Regular readers will be familiar by now with Jennifer Wiley, the former UNC student who has been repeatedly cited by the university and the NCAA for assisting players above and beyond in her role as an athletic department tutor. One of those players, per a university spokesman, was Nicks, previously identified as "Student-Athlete 1" in the official infractions report handed down by the NCAA earlier this year:
"The investigation confirmed that the former tutor had committed academic fraud with an on behalf of student-athletes 1, 2 and 3 during the 2008-09 academic year and the summer of 2009. Regarding student-athlete 1, a review of email communications revealed that on April 21, 2008, the former tutor wrote conclusion paragraphs for five of student-athlete 1’s writing assignments in an education course,” the NCAA infractions report says. "By the time the violations were discovered, student-athlete 1 was no longer enrolled at the institution, so no further action was taken."
That season, Nicks set school records for receiving yards in a season (1,222) and a career (2,840), gave up his senior season for the NFL Draft, went to the Giants with the 29th overall pick and never looked back. His agent told the New & Observer that, four years after the fact, his client's eligibility is "low on the totem pole of relevant issues," which is hard to dispute from Nicks' perspective or North Carolina's.

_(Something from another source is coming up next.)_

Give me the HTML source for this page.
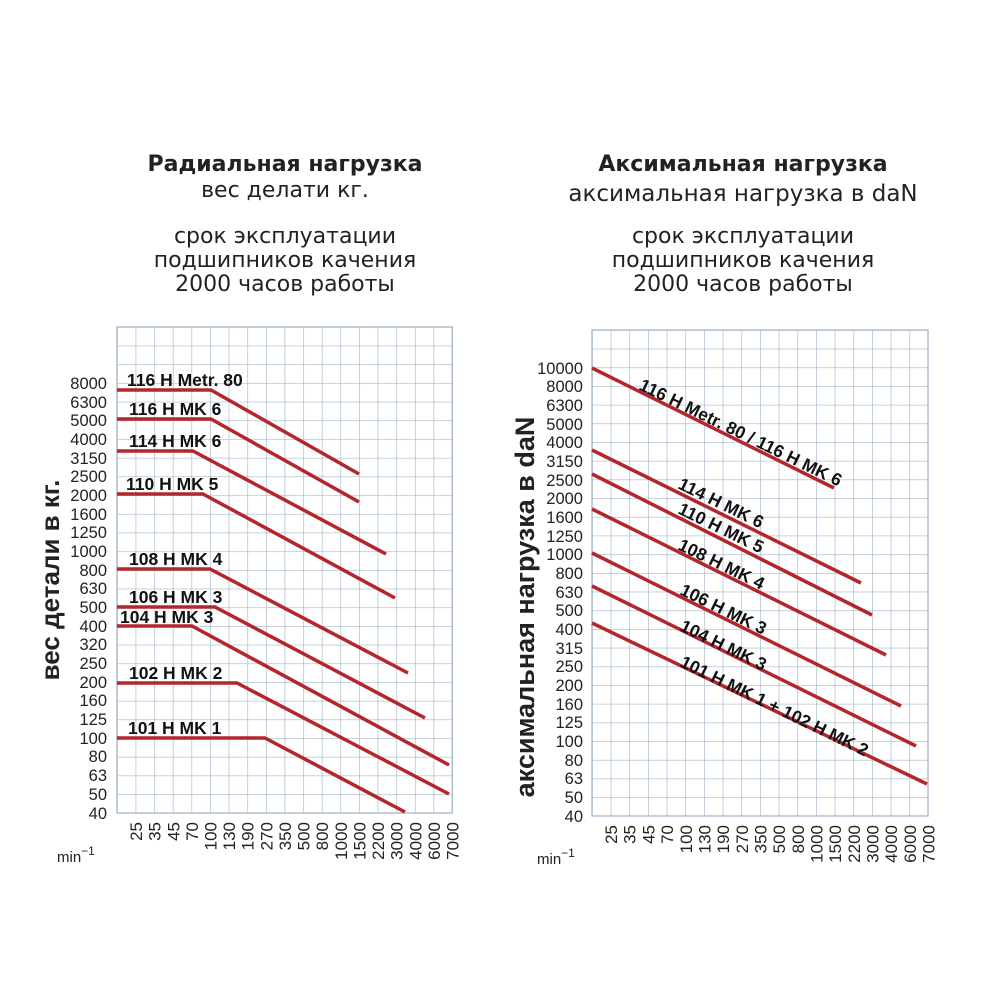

Last summer, an official Notice of Allegations named Nicks as just one of five former players – along with three agents, a jeweler, "various financial advisers" and a guy named Willie [last name unknown] – who combine to funnel more than $27,000 in cash and other "impermissible assistance" to former teammates with eligibility remaining in 2009-10. Nicks' reported share of that total was $3,189.20 on behalf of unidentified recipients, a relative footnote in a scandal that ultimately resulted in the suspension of 14 players for at least one game; the permanent suspension or dismissal of four players;, three of them future draft picks; the vacation of 16 wins over two years; the imposition of scholarship losses and a one-year bowl ban by the NCAA; the termination of head coach Butch Davis; and the effective end of assistant John Blake's career as the result of a "show cause" penalty.
By contrast, the fallout from Nicks' ineligibility is purely cosmetic: Asterisks will be added next to his name in the record book. Under normal circumstances, the Tar Heels might be forced to vacate the eight wins Nicks participated in while ineligible, but the 2008 season has already been vacated. At this point, who's going to notice another scowling face on the totem pole?